> **YOUR OBJECTIVE**
Only the lines from the top of the listing below to the line that has "import plotly.graph_objects as go" should be echoed, with both ends kept and pictures left out.
---------------
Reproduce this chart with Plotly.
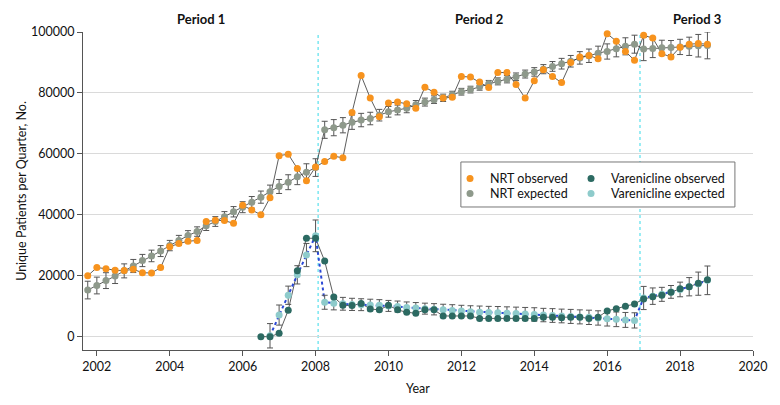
import plotly.graph_objects as go

# ---------------- data ----------------
quarters = [
    2001.75,
    2002.0, 2002.25, 2002.5, 2002.75,
    2003.0, 2003.25, 2003.5, 2003.75,
    2004.0, 2004.25, 2004.5, 2004.75,
    2005.0, 2005.25, 2005.5, 2005.75,
    2006.0, 2006.25, 2006.5, 2006.75,
    2007.0, 2007.25, 2007.5, 2007.75,
    2008.0, 2008.25, 2008.5, 2008.75,
    2009.0, 2009.25, 2009.5, 2009.75,
    2010.0, 2010.25, 2010.5, 2010.75,
    2011.0, 2011.25, 2011.5, 2011.75,
    2012.0, 2012.25, 2012.5, 2012.75,
    2013.0, 2013.25, 2013.5, 2013.75,
    2014.0, 2014.25, 2014.5, 2014.75,
    2015.0, 2015.25, 2015.5, 2015.75,
    2016.0, 2016.25, 2016.5, 2016.75,
    2017.0, 2017.25, 2017.5, 2017.75,
    2018.0, 2018.25, 2018.5, 2018.75,
]

nrt_observed = [
    20000,
    22700, 22300, 21800, 21700,
    22100, 21000, 20900, 22700,
    29500, 30600, 31300, 31600,
    37800, 38200, 38100, 37200,
    43100, 41600, 40000, 45600,
    59400, 59900, 55200, 51150,
    55700, 57500, 59250, 58700,
    73600, 85700, 78300, 72200,
    76700, 77000, 76450, 75000,
    81900, 80200, 78300, 78600,
    85400, 85200, 83600, 81800,
    86700, 86700, 82800, 78300,
    84000, 87600, 85400, 83400,
    90000, 91800, 92300, 91200,
    99400, 97000, 93600, 90700,
    98900, 98000, 92900, 91800,
    95000, 96000, 96200, 96000,
]

nrt_expected = [
    15300,
    16800, 18400, 19900, 21600,
    23200, 25000, 26500, 28100,
    29900, 31600, 33200, 34500,
    36400, 37800, 39400, 41000,
    42500, 44100, 45800, 47600,
    49300, 50700, 52500, 54000,
    55500, 67900, 68600, 69400,
    70400, 71100, 71600, 72700,
    73800, 74400, 75000, 76100,
    77000, 77800, 78400, 79400,
    80400, 81100, 82000, 83000,
    83800, 84500, 85300, 86200,
    86900, 87800, 88700, 89600,
    90400, 91500, 92200, 93000,
    93600, 94500, 95300, 96000,
    94400, 94600, 94800, 94900,
    95100, 95300, 95500, 95600,
]

nrt_expected_err = [
    2900,
    2750, 2600, 2450, 2300,
    2150, 2000, 1900, 1800,
    1700, 1650, 1600, 1550,
    1550, 1600, 1650, 1700,
    1800, 1900, 2000, 2150,
    2300, 2450, 2600, 2750,
    2900, 2800, 2650, 2500,
    2350, 2200, 2050, 1900,
    1750, 1600, 1500, 1400,
    1300, 1250, 1200, 1150,
    1100, 1100, 1100, 1100,
    1150, 1200, 1250, 1300,
    1400, 1500, 1600, 1750,
    1900, 2050, 2200, 2350,
    2500, 2650, 2800, 2950,
    3800, 3000, 2500, 2300,
    2500, 3000, 3700, 4400,
]

var_quarters = quarters[19:]  # 2006.5 onward

var_observed = [
    0, 0,
    1100, 8650, 21600, 32300,
    32300, 24800, 13000, 10300,
    10200, 10900, 9100, 8800,
    10300, 8800, 8000, 7700,
    8800, 8800, 6800, 6800,
    6800, 6800, 6000, 6000,
    6000, 6000, 6000, 6000,
    6000, 6400, 6400, 6250,
    6400, 6400, 6000, 6400,
    8450, 9200, 10000, 10750,
    12400, 13100, 13600, 14600,
    15700, 16400, 17500, 18700,
]

var_expected = [
    None, 300,
    7100, 13600, 20300, 26800,
    33100, 11300, 11000, 10800,
    10600, 10500, 10400, 10300,
    10100, 9900, 9600, 9400,
    9200, 9000, 8800, 8600,
    8400, 8200, 8050, 7950,
    7850, 7700, 7600, 7450,
    7300, 7100, 6950, 6800,
    6650, 6500, 6350, 6150,
    5900, 5700, 5500, 5350,
    12700, 13300, 13900, 14700,
    15500, 16400, 17400, 18500,
]

var_expected_err = [
    None, 4000,
    3300, 3000, 3000, 3800,
    5200, 2300, 2200, 2100,
    2000, 1950, 1900, 1850,
    1800, 1800, 1800, 1800,
    1800, 1850, 1850, 1900,
    1900, 1950, 2000, 2000,
    2050, 2100, 2100, 2150,
    2200, 2200, 2250, 2250,
    2300, 2300, 2350, 2350,
    2400, 2400, 2450, 2500,
    3800, 2700, 2300, 2100,
    2400, 3000, 3800, 4700,
]

period_breaks = [2008.07, 2016.9]
period_labels = ["Period 1", "Period 2", "Period 3"]
x_range = [2001.62, 2020.0]
y_range = [-4370, 100000]
x_ticks = [2002, 2004, 2006, 2008, 2010, 2012, 2014, 2016, 2018, 2020]
y_ticks = [0, 20000, 40000, 60000, 80000, 100000]

# ---------------- styles ----------------
C_ORANGE = "#F7931E"
C_GREY = "#8E998B"
C_DARK = "#2C6A62"
C_LIGHT = "#8ECBCB"
C_BLUE = "#2B48D6"
C_LINE = "#333333"
C_ERR = "#555555"
FONT = "Lato"
FS = 12.5

fig = go.Figure()

# connecting lines (under markers)
for xs, ys in [(quarters, nrt_expected), (quarters, nrt_observed), (var_quarters, var_observed)]:
    fig.add_trace(go.Scatter(x=xs, y=ys, mode="lines", line=dict(color=C_LINE, width=0.8),
                             showlegend=False, hoverinfo="skip", cliponaxis=False))
fig.add_trace(go.Scatter(x=var_quarters, y=var_expected, mode="lines",
                         line=dict(color=C_BLUE, width=2, dash="dot"),
                         showlegend=False, hoverinfo="skip", cliponaxis=False, connectgaps=False))

msize = 7
fig.add_trace(go.Scatter(
    x=var_quarters, y=var_expected, mode="markers", name="Varenicline expected",
    marker=dict(color=C_LIGHT, size=msize),
    error_y=dict(type="data", array=var_expected_err, visible=True, color=C_ERR, thickness=1, width=3),
    legend="legend4", cliponaxis=False))
fig.add_trace(go.Scatter(
    x=var_quarters, y=var_observed, mode="markers", name="Varenicline observed",
    marker=dict(color=C_DARK, size=msize),
    legend="legend2", cliponaxis=False))
fig.add_trace(go.Scatter(
    x=quarters, y=nrt_expected, mode="markers", name="NRT expected",
    marker=dict(color=C_GREY, size=msize),
    error_y=dict(type="data", array=nrt_expected_err, visible=True, color=C_ERR, thickness=1, width=3),
    legend="legend3", cliponaxis=False))
fig.add_trace(go.Scatter(
    x=quarters, y=nrt_observed, mode="markers", name="NRT observed",
    marker=dict(color=C_ORANGE, size=msize),
    legend="legend", cliponaxis=False))

# period break lines
shapes = []
for b in period_breaks:
    shapes.append(dict(type="line", xref="x", yref="paper", x0=b, x1=b, y0=0, y1=1,
                       line=dict(color="#66E3EE", width=1.3, dash="dot"), layer="below"))
# legend box
shapes.append(dict(type="rect", xref="paper", yref="paper", x0=0.564, x1=0.973, y0=0.4497, y1=0.5912,
                   line=dict(color="#777777", width=1), fillcolor="white", layer="below"))

# period labels centered in each period
bounds = [x_range[0]] + period_breaks + [x_range[1]]
annotations = []
for i, lab in enumerate(period_labels):
    annotations.append(dict(x=(bounds[i] + bounds[i + 1]) / 2, y=1, xref="x", yref="paper",
                            yanchor="bottom", yshift=3, showarrow=False, text="<b>" + lab + "</b>",
                            font=dict(family=FONT, size=13, color="#111")))

def leg(x, y):
    return dict(x=x, y=y, bgcolor="rgba(0,0,0,0)", borderwidth=0,
                font=dict(family=FONT, size=FS, color="#111"),
                itemwidth=30, yanchor="middle", xanchor="left", orientation="v")

col1, col2 = 0.5478, 0.7284
row1, row2 = 0.5378, 0.4906

fig.update_layout(
    width=780, height=405,
    margin=dict(l=75, r=35, t=24, b=63),
    paper_bgcolor="white", plot_bgcolor="white",
    font=dict(family=FONT, size=FS, color="#111"),
    showlegend=True,
    legend=leg(col1, row1),
    legend2=leg(col2, row1),
    legend3=leg(col1, row2),
    legend4=leg(col2, row2),
    shapes=shapes,
    annotations=annotations,
    xaxis=dict(range=x_range, tickvals=x_ticks, ticks="outside", ticklen=5, tickcolor="#555",
               showline=True, linecolor="#555", linewidth=1, showgrid=False, zeroline=False,
               tickfont=dict(family=FONT, size=FS, color="#111"),
               title=dict(text="Year", font=dict(family=FONT, size=FS, color="#111"), standoff=11)),
    yaxis=dict(range=y_range, tickvals=y_ticks, tickformat="d", ticks="outside", ticklen=5, tickcolor="#555",
               showline=True, linecolor="#555", linewidth=1, showgrid=True, gridcolor="#DADADA",
               gridwidth=1, zeroline=False,
               tickfont=dict(family=FONT, size=FS, color="#111"),
               title=dict(text="Unique Patients per Quarter, No.", font=dict(family=FONT, size=FS, color="#111"),
                          standoff=1)),
)

fig.write_html("out.html")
---------------
> **ANSWER BELOW**
Reproduce this chart with Plotly.
import plotly.graph_objects as go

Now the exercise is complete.